» WHAT YOU SHOULD DO
Repeat every record exactly, but keep images out of the copy.
==== GIVEN DATA ====
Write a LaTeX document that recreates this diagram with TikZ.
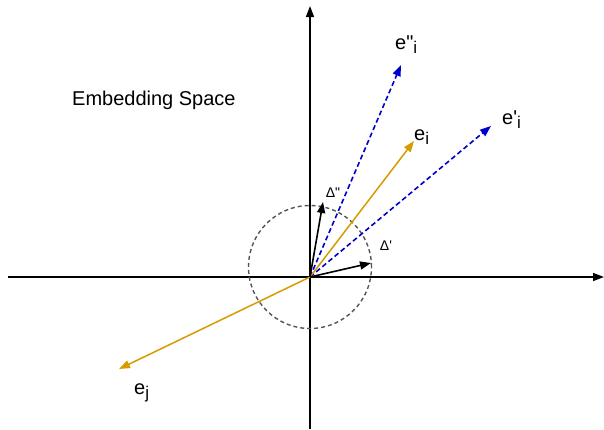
\documentclass[tikz,border=0pt]{standalone}
\usepackage{fontspec}
\setmainfont{Liberation Sans}[Ligatures=TeXOff]
\usetikzlibrary{arrows.meta}
\definecolor{orng}{HTML}{D79B00}
\definecolor{blu}{HTML}{0000CC}
\definecolor{gry}{HTML}{555555}
\newcommand{\sbs}[1]{\raisebox{-4pt}{\fontsize{17}{17}\selectfont #1}}
\begin{document}
\begin{tikzpicture}[x=1pt,y=-1pt,
  tip/.style={-{Triangle[length=11pt,width=8pt]}},
  axis/.style={tip,line width=1.5pt,black},
  orv/.style={tip,line width=1.5pt,orng},
  blv/.style={tip,line width=1.6pt,blu,dash pattern=on 5pt off 3pt},
  dv/.style={tip,line width=1.6pt,black},
  lbl/.style={font=\fontsize{20}{22}\selectfont,inner sep=0pt},
  dl/.style={font=\fontsize{14}{15}\selectfont,inner sep=0pt}]
\useasboundingbox (0,0) rectangle (604,429);
\coordinate (O) at (310,277);
\coordinate (xl) at (8,277);
\coordinate (xr) at (604,277);
\coordinate (yb) at (310,429);
\coordinate (yt) at (310,6);
\draw[axis] (xl) -- (xr);
\draw[axis] (yb) -- (yt);
\node[draw=gry,line width=1.4pt,dash pattern=on 4pt off 3pt,circle,minimum size=123pt,inner sep=0pt] (c) at (310,267) {};
\coordinate (ei) at (414,141);
\coordinate (ej) at (119,369);
\coordinate (eii) at (401,65);
\coordinate (epi) at (491,126);
\coordinate (d2) at (323,202);
\coordinate (d1) at (371,263);
\draw[blv] (O) -- (eii);
\draw[blv] (O) -- (epi);
\draw[orv] (O) -- (ei);
\draw[orv] (O) -- (ej);
\draw[dv] (O) -- (d2);
\draw[dv] (O) -- (d1);
\node[lbl,anchor=base west] (tE) at (72,105) {Embedding Space};
\node[lbl,anchor=base west] (l1) at (395,49) {e"\sbs{i}};
\node[lbl,anchor=base west] (l2) at (502,124) {e'\sbs{i}};
\node[lbl,anchor=base west] (l3) at (414,140) {e\sbs{i}};
\node[lbl,anchor=base west] (l4) at (134,394) {e\sbs{j}};
\node[dl] (t2) at (333,193) {Δ"};
\node[dl] (t1) at (386,246) {Δ'};
\end{tikzpicture}
\end{document}
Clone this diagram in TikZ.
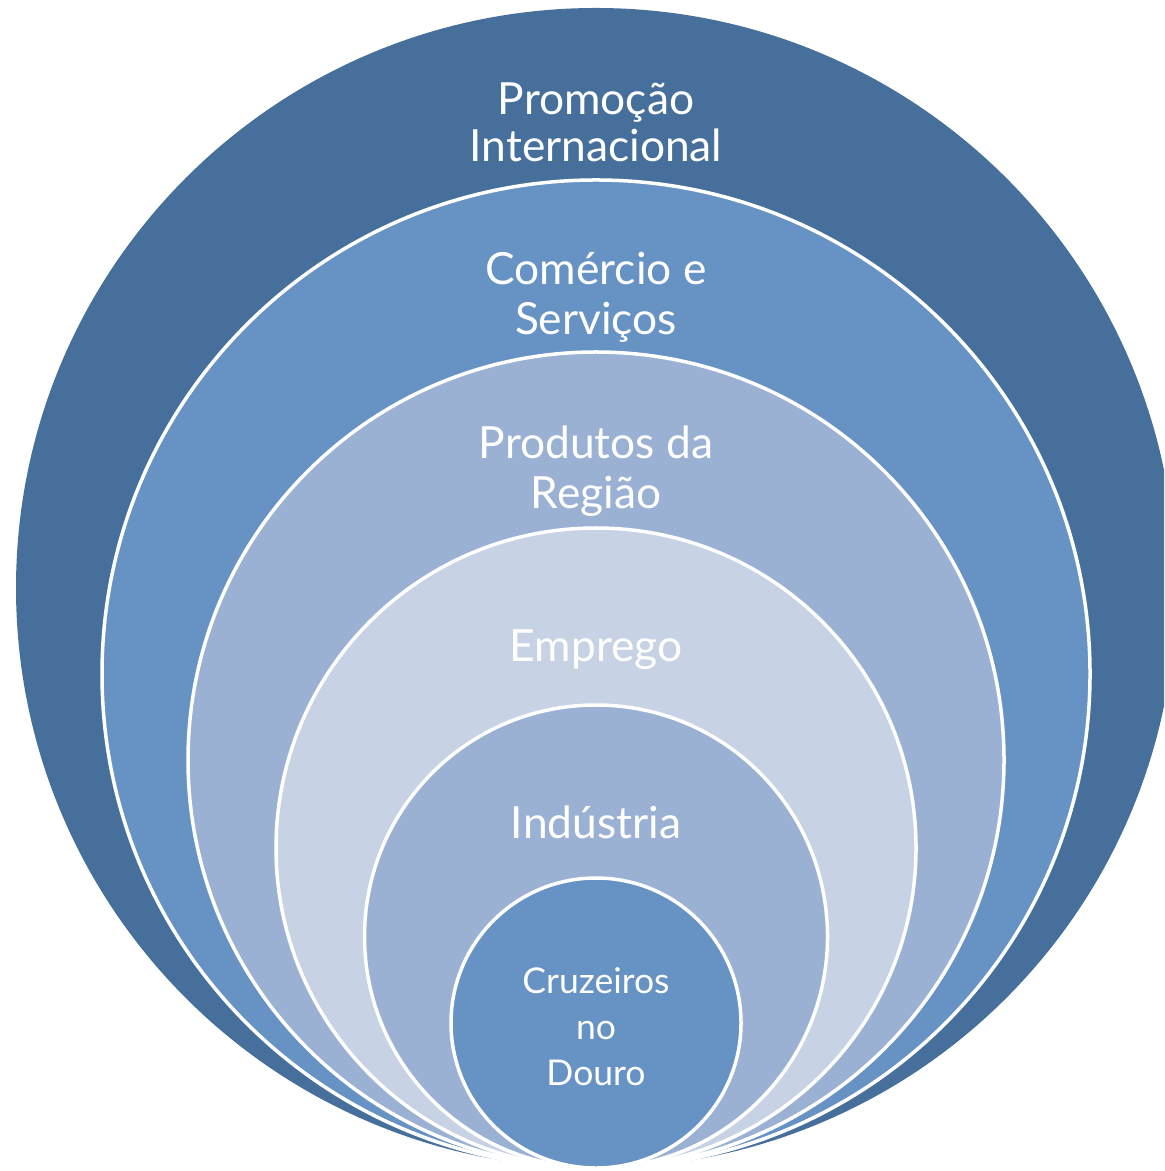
\documentclass[tikz,border=0pt]{standalone}
\usepackage{fontspec}
\setmainfont{Lato}
\definecolor{cA}{HTML}{46709B}
\definecolor{cB}{HTML}{6792C4}
\definecolor{cC}{HTML}{9AB1D4}
\definecolor{cD}{HTML}{C7D2E4}
\tikzset{
  ring/.style={draw=white, line width=0.035cm},
  lbl/.style={text=white, anchor=base, inner sep=0pt, font=\fontsize{12.6pt}{14pt}\selectfont},
  slbl/.style={text=white, anchor=base, inner sep=0pt, font=\fontsize{10.1pt}{12pt}\selectfont}
}
\begin{document}
\begin{tikzpicture}[x=0.01cm,y=-0.01cm]
\useasboundingbox (0,0) rectangle (1164,1171);
\begin{scope}
\clip (0,0) rectangle (1164,1171);
\fill[cA] (596,588) circle[radius=580];
\filldraw[ring, fill=cB] (596,674) circle[radius=494];
\filldraw[ring, fill=cC] (596,760) circle[radius=408];
\filldraw[ring, fill=cD] (596,848) circle[radius=320];
\filldraw[ring, fill=cC] (596,936.5) circle[radius=231.5];
\filldraw[ring, fill=cB] (596,1023) circle[radius=145];
\end{scope}
\node[lbl] (p1) at (596,115) {Promoção};
\node[lbl] (p2) at (596,162) {Internacional};
\node[lbl] (c1) at (596,285) {Comércio e};
\node[lbl] (c2) at (596,335) {Serviços};
\node[lbl] (r1) at (596,459) {Produtos da};
\node[lbl] (r2) at (596,509) {Região};
\node[lbl] (e1) at (596,662) {Emprego};
\node[lbl] (i1) at (596,838) {Indústria};
\node[slbl] (d1) at (596,993) {Cruzeiros};
\node[slbl] (d2) at (596,1039) {no};
\node[slbl] (d3) at (596,1085) {Douro};
\end{tikzpicture}
\end{document}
====
» THE ANSWER
Write a LaTeX document that recreates this diagram with TikZ.
\documentclass[tikz,border=0pt]{standalone}
\usepackage{fontspec}
\setmainfont{Liberation Sans}[Ligatures=TeXOff]
\usetikzlibrary{arrows.meta}
\definecolor{orng}{HTML}{D79B00}
\definecolor{blu}{HTML}{0000CC}
\definecolor{gry}{HTML}{555555}
\newcommand{\sbs}[1]{\raisebox{-4pt}{\fontsize{17}{17}\selectfont #1}}
\begin{document}
\begin{tikzpicture}[x=1pt,y=-1pt,
  tip/.style={-{Triangle[length=11pt,width=8pt]}},
  axis/.style={tip,line width=1.5pt,black},
  orv/.style={tip,line width=1.5pt,orng},
  blv/.style={tip,line width=1.6pt,blu,dash pattern=on 5pt off 3pt},
  dv/.style={tip,line width=1.6pt,black},
  lbl/.style={font=\fontsize{20}{22}\selectfont,inner sep=0pt},
  dl/.style={font=\fontsize{14}{15}\selectfont,inner sep=0pt}]
\useasboundingbox (0,0) rectangle (604,429);
\coordinate (O) at (310,277);
\coordinate (xl) at (8,277);
\coordinate (xr) at (604,277);
\coordinate (yb) at (310,429);
\coordinate (yt) at (310,6);
\draw[axis] (xl) -- (xr);
\draw[axis] (yb) -- (yt);
\node[draw=gry,line width=1.4pt,dash pattern=on 4pt off 3pt,circle,minimum size=123pt,inner sep=0pt] (c) at (310,267) {};
\coordinate (ei) at (414,141);
\coordinate (ej) at (119,369);
\coordinate (eii) at (401,65);
\coordinate (epi) at (491,126);
\coordinate (d2) at (323,202);
\coordinate (d1) at (371,263);
\draw[blv] (O) -- (eii);
\draw[blv] (O) -- (epi);
\draw[orv] (O) -- (ei);
\draw[orv] (O) -- (ej);
\draw[dv] (O) -- (d2);
\draw[dv] (O) -- (d1);
\node[lbl,anchor=base west] (tE) at (72,105) {Embedding Space};
\node[lbl,anchor=base west] (l1) at (395,49) {e"\sbs{i}};
\node[lbl,anchor=base west] (l2) at (502,124) {e'\sbs{i}};
\node[lbl,anchor=base west] (l3) at (414,140) {e\sbs{i}};
\node[lbl,anchor=base west] (l4) at (134,394) {e\sbs{j}};
\node[dl] (t2) at (333,193) {Δ"};
\node[dl] (t1) at (386,246) {Δ'};
\end{tikzpicture}
\end{document}
Clone this diagram in TikZ.
\documentclass[tikz,border=0pt]{standalone}
\usepackage{fontspec}
\setmainfont{Lato}
\definecolor{cA}{HTML}{46709B}
\definecolor{cB}{HTML}{6792C4}
\definecolor{cC}{HTML}{9AB1D4}
\definecolor{cD}{HTML}{C7D2E4}
\tikzset{
  ring/.style={draw=white, line width=0.035cm},
  lbl/.style={text=white, anchor=base, inner sep=0pt, font=\fontsize{12.6pt}{14pt}\selectfont},
  slbl/.style={text=white, anchor=base, inner sep=0pt, font=\fontsize{10.1pt}{12pt}\selectfont}
}
\begin{document}
\begin{tikzpicture}[x=0.01cm,y=-0.01cm]
\useasboundingbox (0,0) rectangle (1164,1171);
\begin{scope}
\clip (0,0) rectangle (1164,1171);
\fill[cA] (596,588) circle[radius=580];
\filldraw[ring, fill=cB] (596,674) circle[radius=494];
\filldraw[ring, fill=cC] (596,760) circle[radius=408];
\filldraw[ring, fill=cD] (596,848) circle[radius=320];
\filldraw[ring, fill=cC] (596,936.5) circle[radius=231.5];
\filldraw[ring, fill=cB] (596,1023) circle[radius=145];
\end{scope}
\node[lbl] (p1) at (596,115) {Promoção};
\node[lbl] (p2) at (596,162) {Internacional};
\node[lbl] (c1) at (596,285) {Comércio e};
\node[lbl] (c2) at (596,335) {Serviços};
\node[lbl] (r1) at (596,459) {Produtos da};
\node[lbl] (r2) at (596,509) {Região};
\node[lbl] (e1) at (596,662) {Emprego};
\node[lbl] (i1) at (596,838) {Indústria};
\node[slbl] (d1) at (596,993) {Cruzeiros};
\node[slbl] (d2) at (596,1039) {no};
\node[slbl] (d3) at (596,1085) {Douro};
\end{tikzpicture}
\end{document}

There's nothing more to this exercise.